Rodrigues e Cerutti-Rizzatti falam que a LA "tem como objeto de estudo problemas linguísticos socialmente relevantes para os quais busca construir inteligibilidades e que empreende um processo de ressignificação de seus próprios limites, propondo interações com outras ciências, em razão da compreensão da natureza necessariamente híbrida de seu objeto de estudo".[4]
A LA foi compreendida como ciência na medida em que definiu seu objeto de pesquisa, nomenclatura e procedimentos próprios de pesquisa.

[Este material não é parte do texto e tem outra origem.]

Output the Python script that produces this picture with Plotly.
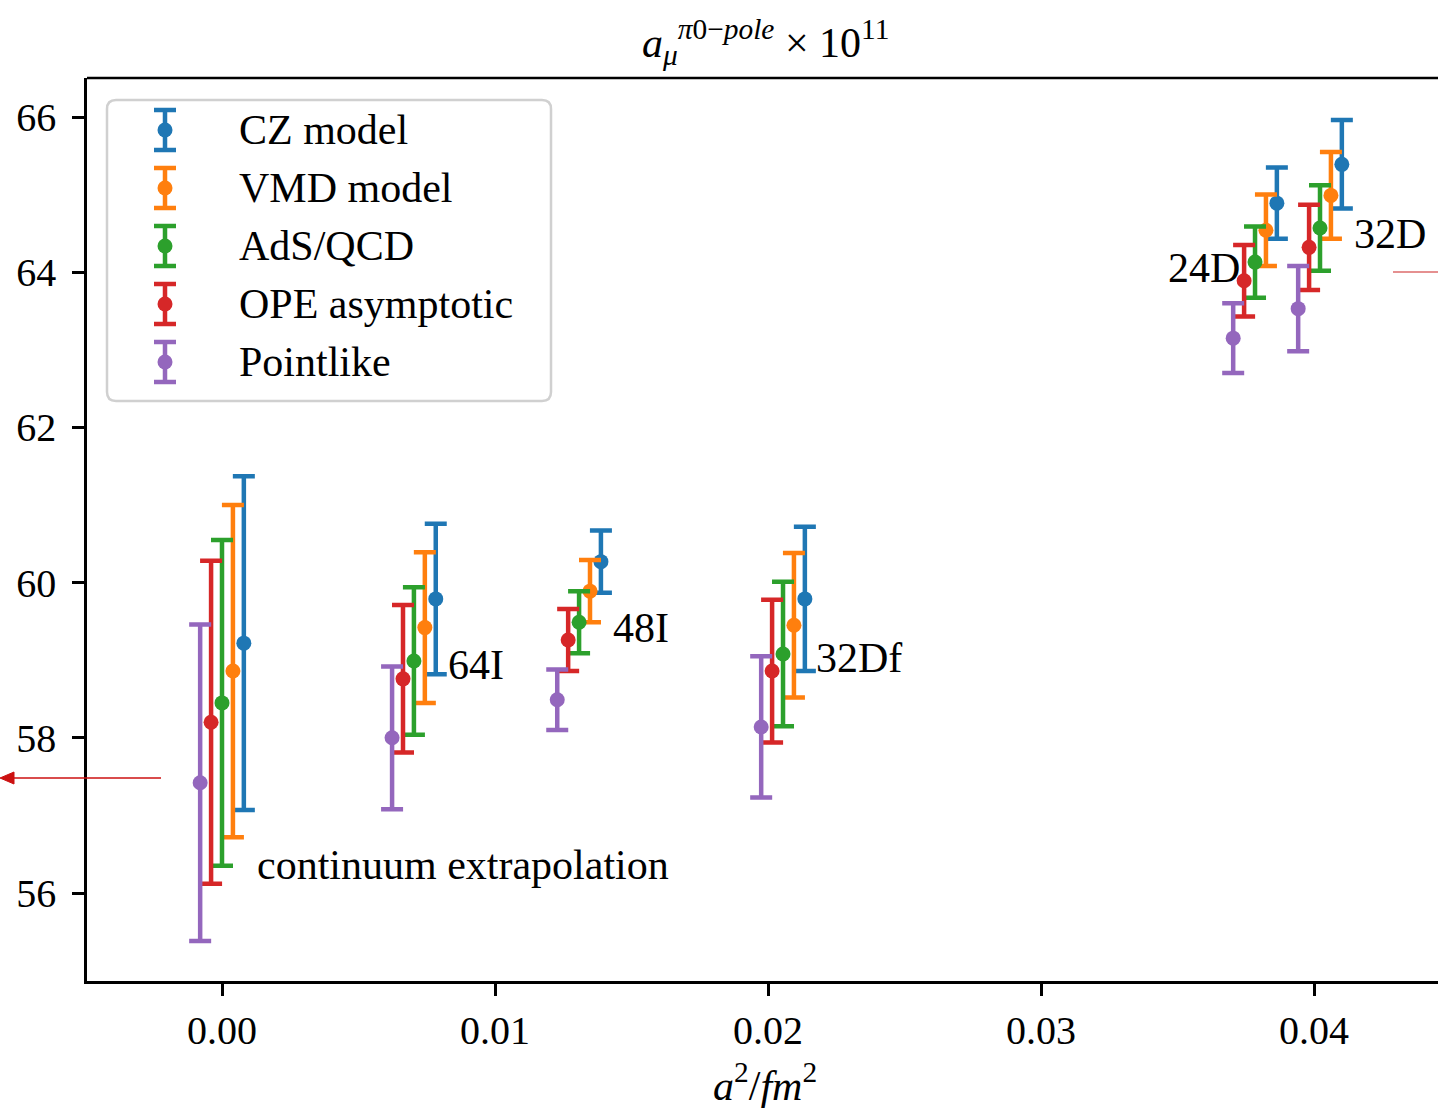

Com o amadurecimento do campo de estudos e o caráter transgressor que adquiriu ao longo dos anos, formulando seus modelos teóricos e colaborando com o avanço do conhecimento no seu campo de ação e em outras áreas de pesquisa, a LA tem se configurado como uma área de estudos de linguagem autônoma e social,[21][23] dentre tantas outras, como Sociolinguística, Sociologia, Letramento, História, Identidade e Cultura, Lexicologia, políticas educacionais etc.